*Task objective*:
Drop the pictures, then extract the listing word for word.
━━━━━━━━
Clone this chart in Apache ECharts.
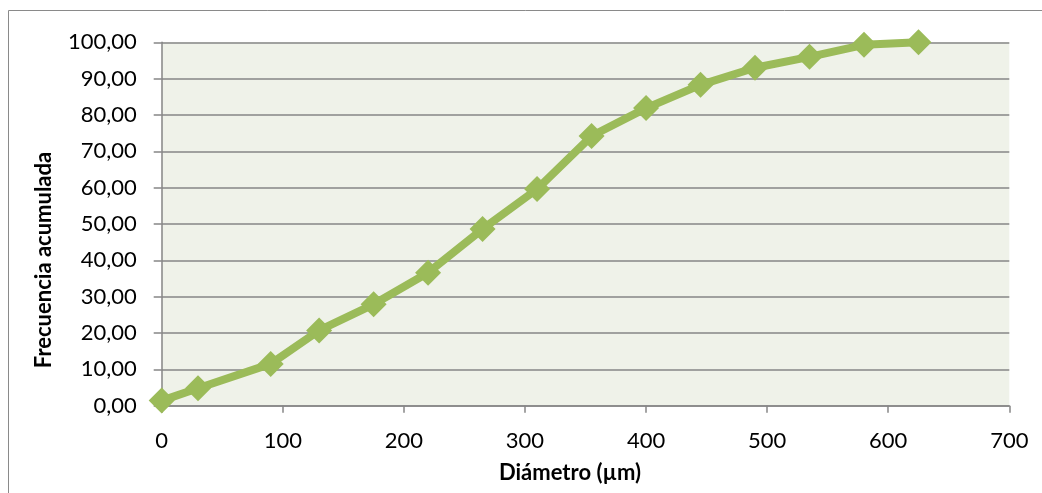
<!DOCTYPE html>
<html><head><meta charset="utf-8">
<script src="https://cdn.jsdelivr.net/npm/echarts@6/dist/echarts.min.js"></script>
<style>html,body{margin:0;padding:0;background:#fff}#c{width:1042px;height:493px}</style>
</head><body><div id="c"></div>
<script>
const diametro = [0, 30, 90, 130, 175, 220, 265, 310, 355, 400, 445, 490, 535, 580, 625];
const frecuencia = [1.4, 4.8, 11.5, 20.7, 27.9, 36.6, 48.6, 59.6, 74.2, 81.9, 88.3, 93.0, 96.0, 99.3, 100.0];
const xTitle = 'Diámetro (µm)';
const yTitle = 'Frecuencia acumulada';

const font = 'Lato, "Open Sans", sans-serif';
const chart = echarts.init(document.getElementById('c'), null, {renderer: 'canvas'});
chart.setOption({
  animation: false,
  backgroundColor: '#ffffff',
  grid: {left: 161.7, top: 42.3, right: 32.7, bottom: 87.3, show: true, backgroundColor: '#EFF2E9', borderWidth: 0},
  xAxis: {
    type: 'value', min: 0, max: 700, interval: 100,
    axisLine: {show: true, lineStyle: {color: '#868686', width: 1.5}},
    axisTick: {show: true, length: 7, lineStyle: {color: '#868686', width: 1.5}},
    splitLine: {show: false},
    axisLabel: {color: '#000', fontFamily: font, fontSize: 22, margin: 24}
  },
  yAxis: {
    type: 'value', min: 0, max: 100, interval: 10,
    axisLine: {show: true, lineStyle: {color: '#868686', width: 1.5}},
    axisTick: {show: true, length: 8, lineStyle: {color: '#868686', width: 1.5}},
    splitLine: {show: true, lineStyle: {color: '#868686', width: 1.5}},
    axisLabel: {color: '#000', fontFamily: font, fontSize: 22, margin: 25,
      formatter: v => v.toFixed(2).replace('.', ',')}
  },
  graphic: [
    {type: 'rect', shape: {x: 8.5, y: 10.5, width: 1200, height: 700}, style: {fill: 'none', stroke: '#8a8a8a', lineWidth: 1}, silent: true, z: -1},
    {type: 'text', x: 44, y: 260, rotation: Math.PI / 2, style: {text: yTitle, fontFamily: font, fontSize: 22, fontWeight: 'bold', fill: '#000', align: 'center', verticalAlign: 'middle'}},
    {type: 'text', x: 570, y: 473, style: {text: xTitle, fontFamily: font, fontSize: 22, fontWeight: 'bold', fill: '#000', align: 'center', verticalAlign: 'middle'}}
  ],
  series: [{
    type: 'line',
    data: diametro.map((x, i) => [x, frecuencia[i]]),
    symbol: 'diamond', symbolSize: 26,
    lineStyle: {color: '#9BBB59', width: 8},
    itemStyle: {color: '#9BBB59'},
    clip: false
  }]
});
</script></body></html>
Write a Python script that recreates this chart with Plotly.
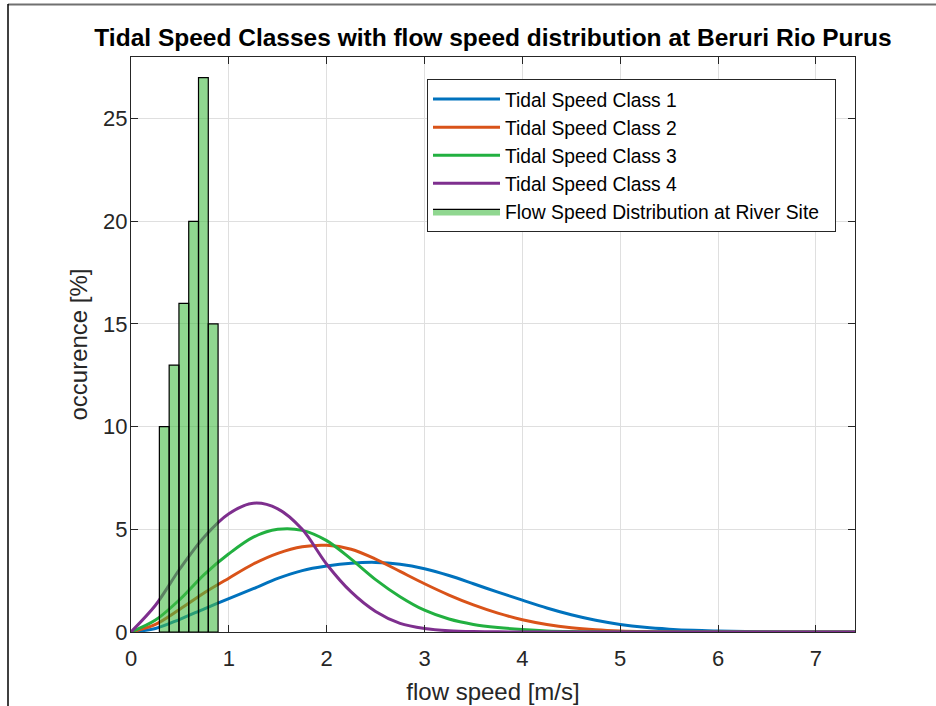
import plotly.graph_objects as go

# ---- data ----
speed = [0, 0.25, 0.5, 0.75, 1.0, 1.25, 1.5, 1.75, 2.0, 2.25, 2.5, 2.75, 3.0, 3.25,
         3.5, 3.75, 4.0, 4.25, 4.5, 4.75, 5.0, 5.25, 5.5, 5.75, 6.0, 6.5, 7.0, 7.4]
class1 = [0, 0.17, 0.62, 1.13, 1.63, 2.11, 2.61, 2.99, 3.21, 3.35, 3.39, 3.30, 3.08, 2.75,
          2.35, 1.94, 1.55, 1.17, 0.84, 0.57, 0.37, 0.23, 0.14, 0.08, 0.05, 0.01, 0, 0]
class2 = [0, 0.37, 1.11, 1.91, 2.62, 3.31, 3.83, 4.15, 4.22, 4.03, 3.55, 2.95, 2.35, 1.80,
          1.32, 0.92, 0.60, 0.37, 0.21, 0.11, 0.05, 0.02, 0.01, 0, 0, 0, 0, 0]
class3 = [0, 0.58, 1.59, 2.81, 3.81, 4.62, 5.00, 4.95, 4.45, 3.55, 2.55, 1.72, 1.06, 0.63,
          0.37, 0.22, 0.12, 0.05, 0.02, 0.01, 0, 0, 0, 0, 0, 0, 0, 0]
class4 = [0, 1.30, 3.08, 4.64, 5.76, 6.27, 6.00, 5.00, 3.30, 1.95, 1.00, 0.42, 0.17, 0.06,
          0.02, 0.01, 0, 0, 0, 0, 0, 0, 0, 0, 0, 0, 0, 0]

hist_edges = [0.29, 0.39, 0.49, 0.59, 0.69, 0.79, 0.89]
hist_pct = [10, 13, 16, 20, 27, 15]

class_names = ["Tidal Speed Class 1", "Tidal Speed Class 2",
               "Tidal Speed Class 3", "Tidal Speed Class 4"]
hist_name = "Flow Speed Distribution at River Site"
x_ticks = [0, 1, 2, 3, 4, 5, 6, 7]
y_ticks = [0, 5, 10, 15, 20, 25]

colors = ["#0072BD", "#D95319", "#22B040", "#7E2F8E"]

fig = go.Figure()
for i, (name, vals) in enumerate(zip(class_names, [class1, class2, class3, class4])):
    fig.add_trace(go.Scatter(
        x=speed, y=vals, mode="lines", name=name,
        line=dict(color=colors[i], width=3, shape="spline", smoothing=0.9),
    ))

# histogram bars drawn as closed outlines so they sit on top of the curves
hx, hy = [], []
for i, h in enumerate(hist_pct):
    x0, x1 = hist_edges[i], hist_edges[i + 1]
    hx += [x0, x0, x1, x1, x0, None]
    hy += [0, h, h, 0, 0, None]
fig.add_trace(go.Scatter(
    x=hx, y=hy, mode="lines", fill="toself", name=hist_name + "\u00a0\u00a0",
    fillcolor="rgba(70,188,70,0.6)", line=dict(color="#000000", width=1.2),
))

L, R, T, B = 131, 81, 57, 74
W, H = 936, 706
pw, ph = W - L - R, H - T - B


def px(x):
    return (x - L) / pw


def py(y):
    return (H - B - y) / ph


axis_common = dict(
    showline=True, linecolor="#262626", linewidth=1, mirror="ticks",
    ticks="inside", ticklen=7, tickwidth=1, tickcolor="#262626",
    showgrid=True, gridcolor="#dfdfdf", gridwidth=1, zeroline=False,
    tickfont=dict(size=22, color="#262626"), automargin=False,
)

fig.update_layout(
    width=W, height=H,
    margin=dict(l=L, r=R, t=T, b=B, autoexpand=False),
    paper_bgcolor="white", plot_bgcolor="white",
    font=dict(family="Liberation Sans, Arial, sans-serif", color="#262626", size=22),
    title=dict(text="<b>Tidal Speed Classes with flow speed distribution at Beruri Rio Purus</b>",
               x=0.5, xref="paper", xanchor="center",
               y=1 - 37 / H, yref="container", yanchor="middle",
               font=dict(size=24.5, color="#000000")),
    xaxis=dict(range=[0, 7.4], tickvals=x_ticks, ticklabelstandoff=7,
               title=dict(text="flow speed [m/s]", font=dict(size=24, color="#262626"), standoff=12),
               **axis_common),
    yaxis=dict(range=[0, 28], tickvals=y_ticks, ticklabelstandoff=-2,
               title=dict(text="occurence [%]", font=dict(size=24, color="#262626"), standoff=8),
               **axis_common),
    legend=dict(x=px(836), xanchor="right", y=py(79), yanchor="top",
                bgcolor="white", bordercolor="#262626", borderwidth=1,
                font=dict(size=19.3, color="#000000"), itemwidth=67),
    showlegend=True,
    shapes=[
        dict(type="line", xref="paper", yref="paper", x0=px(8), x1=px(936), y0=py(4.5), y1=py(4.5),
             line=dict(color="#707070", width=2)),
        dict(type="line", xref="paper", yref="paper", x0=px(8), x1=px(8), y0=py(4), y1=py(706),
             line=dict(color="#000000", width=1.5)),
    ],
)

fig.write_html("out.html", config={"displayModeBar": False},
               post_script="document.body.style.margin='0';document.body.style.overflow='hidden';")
━━━━━━━━
*Solution*:
Clone this chart in Apache ECharts.
<!DOCTYPE html>
<html><head><meta charset="utf-8">
<script src="https://cdn.jsdelivr.net/npm/echarts@6/dist/echarts.min.js"></script>
<style>html,body{margin:0;padding:0;background:#fff}#c{width:1042px;height:493px}</style>
</head><body><div id="c"></div>
<script>
const diametro = [0, 30, 90, 130, 175, 220, 265, 310, 355, 400, 445, 490, 535, 580, 625];
const frecuencia = [1.4, 4.8, 11.5, 20.7, 27.9, 36.6, 48.6, 59.6, 74.2, 81.9, 88.3, 93.0, 96.0, 99.3, 100.0];
const xTitle = 'Diámetro (µm)';
const yTitle = 'Frecuencia acumulada';

const font = 'Lato, "Open Sans", sans-serif';
const chart = echarts.init(document.getElementById('c'), null, {renderer: 'canvas'});
chart.setOption({
  animation: false,
  backgroundColor: '#ffffff',
  grid: {left: 161.7, top: 42.3, right: 32.7, bottom: 87.3, show: true, backgroundColor: '#EFF2E9', borderWidth: 0},
  xAxis: {
    type: 'value', min: 0, max: 700, interval: 100,
    axisLine: {show: true, lineStyle: {color: '#868686', width: 1.5}},
    axisTick: {show: true, length: 7, lineStyle: {color: '#868686', width: 1.5}},
    splitLine: {show: false},
    axisLabel: {color: '#000', fontFamily: font, fontSize: 22, margin: 24}
  },
  yAxis: {
    type: 'value', min: 0, max: 100, interval: 10,
    axisLine: {show: true, lineStyle: {color: '#868686', width: 1.5}},
    axisTick: {show: true, length: 8, lineStyle: {color: '#868686', width: 1.5}},
    splitLine: {show: true, lineStyle: {color: '#868686', width: 1.5}},
    axisLabel: {color: '#000', fontFamily: font, fontSize: 22, margin: 25,
      formatter: v => v.toFixed(2).replace('.', ',')}
  },
  graphic: [
    {type: 'rect', shape: {x: 8.5, y: 10.5, width: 1200, height: 700}, style: {fill: 'none', stroke: '#8a8a8a', lineWidth: 1}, silent: true, z: -1},
    {type: 'text', x: 44, y: 260, rotation: Math.PI / 2, style: {text: yTitle, fontFamily: font, fontSize: 22, fontWeight: 'bold', fill: '#000', align: 'center', verticalAlign: 'middle'}},
    {type: 'text', x: 570, y: 473, style: {text: xTitle, fontFamily: font, fontSize: 22, fontWeight: 'bold', fill: '#000', align: 'center', verticalAlign: 'middle'}}
  ],
  series: [{
    type: 'line',
    data: diametro.map((x, i) => [x, frecuencia[i]]),
    symbol: 'diamond', symbolSize: 26,
    lineStyle: {color: '#9BBB59', width: 8},
    itemStyle: {color: '#9BBB59'},
    clip: false
  }]
});
</script></body></html>
Write a Python script that recreates this chart with Plotly.
import plotly.graph_objects as go

# ---- data ----
speed = [0, 0.25, 0.5, 0.75, 1.0, 1.25, 1.5, 1.75, 2.0, 2.25, 2.5, 2.75, 3.0, 3.25,
         3.5, 3.75, 4.0, 4.25, 4.5, 4.75, 5.0, 5.25, 5.5, 5.75, 6.0, 6.5, 7.0, 7.4]
class1 = [0, 0.17, 0.62, 1.13, 1.63, 2.11, 2.61, 2.99, 3.21, 3.35, 3.39, 3.30, 3.08, 2.75,
          2.35, 1.94, 1.55, 1.17, 0.84, 0.57, 0.37, 0.23, 0.14, 0.08, 0.05, 0.01, 0, 0]
class2 = [0, 0.37, 1.11, 1.91, 2.62, 3.31, 3.83, 4.15, 4.22, 4.03, 3.55, 2.95, 2.35, 1.80,
          1.32, 0.92, 0.60, 0.37, 0.21, 0.11, 0.05, 0.02, 0.01, 0, 0, 0, 0, 0]
class3 = [0, 0.58, 1.59, 2.81, 3.81, 4.62, 5.00, 4.95, 4.45, 3.55, 2.55, 1.72, 1.06, 0.63,
          0.37, 0.22, 0.12, 0.05, 0.02, 0.01, 0, 0, 0, 0, 0, 0, 0, 0]
class4 = [0, 1.30, 3.08, 4.64, 5.76, 6.27, 6.00, 5.00, 3.30, 1.95, 1.00, 0.42, 0.17, 0.06,
          0.02, 0.01, 0, 0, 0, 0, 0, 0, 0, 0, 0, 0, 0, 0]

hist_edges = [0.29, 0.39, 0.49, 0.59, 0.69, 0.79, 0.89]
hist_pct = [10, 13, 16, 20, 27, 15]

class_names = ["Tidal Speed Class 1", "Tidal Speed Class 2",
               "Tidal Speed Class 3", "Tidal Speed Class 4"]
hist_name = "Flow Speed Distribution at River Site"
x_ticks = [0, 1, 2, 3, 4, 5, 6, 7]
y_ticks = [0, 5, 10, 15, 20, 25]

colors = ["#0072BD", "#D95319", "#22B040", "#7E2F8E"]

fig = go.Figure()
for i, (name, vals) in enumerate(zip(class_names, [class1, class2, class3, class4])):
    fig.add_trace(go.Scatter(
        x=speed, y=vals, mode="lines", name=name,
        line=dict(color=colors[i], width=3, shape="spline", smoothing=0.9),
    ))

# histogram bars drawn as closed outlines so they sit on top of the curves
hx, hy = [], []
for i, h in enumerate(hist_pct):
    x0, x1 = hist_edges[i], hist_edges[i + 1]
    hx += [x0, x0, x1, x1, x0, None]
    hy += [0, h, h, 0, 0, None]
fig.add_trace(go.Scatter(
    x=hx, y=hy, mode="lines", fill="toself", name=hist_name + "\u00a0\u00a0",
    fillcolor="rgba(70,188,70,0.6)", line=dict(color="#000000", width=1.2),
))

L, R, T, B = 131, 81, 57, 74
W, H = 936, 706
pw, ph = W - L - R, H - T - B


def px(x):
    return (x - L) / pw


def py(y):
    return (H - B - y) / ph


axis_common = dict(
    showline=True, linecolor="#262626", linewidth=1, mirror="ticks",
    ticks="inside", ticklen=7, tickwidth=1, tickcolor="#262626",
    showgrid=True, gridcolor="#dfdfdf", gridwidth=1, zeroline=False,
    tickfont=dict(size=22, color="#262626"), automargin=False,
)

fig.update_layout(
    width=W, height=H,
    margin=dict(l=L, r=R, t=T, b=B, autoexpand=False),
    paper_bgcolor="white", plot_bgcolor="white",
    font=dict(family="Liberation Sans, Arial, sans-serif", color="#262626", size=22),
    title=dict(text="<b>Tidal Speed Classes with flow speed distribution at Beruri Rio Purus</b>",
               x=0.5, xref="paper", xanchor="center",
               y=1 - 37 / H, yref="container", yanchor="middle",
               font=dict(size=24.5, color="#000000")),
    xaxis=dict(range=[0, 7.4], tickvals=x_ticks, ticklabelstandoff=7,
               title=dict(text="flow speed [m/s]", font=dict(size=24, color="#262626"), standoff=12),
               **axis_common),
    yaxis=dict(range=[0, 28], tickvals=y_ticks, ticklabelstandoff=-2,
               title=dict(text="occurence [%]", font=dict(size=24, color="#262626"), standoff=8),
               **axis_common),
    legend=dict(x=px(836), xanchor="right", y=py(79), yanchor="top",
                bgcolor="white", bordercolor="#262626", borderwidth=1,
                font=dict(size=19.3, color="#000000"), itemwidth=67),
    showlegend=True,
    shapes=[
        dict(type="line", xref="paper", yref="paper", x0=px(8), x1=px(936), y0=py(4.5), y1=py(4.5),
             line=dict(color="#707070", width=2)),
        dict(type="line", xref="paper", yref="paper", x0=px(8), x1=px(8), y0=py(4), y1=py(706),
             line=dict(color="#000000", width=1.5)),
    ],
)

fig.write_html("out.html", config={"displayModeBar": False},
               post_script="document.body.style.margin='0';document.body.style.overflow='hidden';")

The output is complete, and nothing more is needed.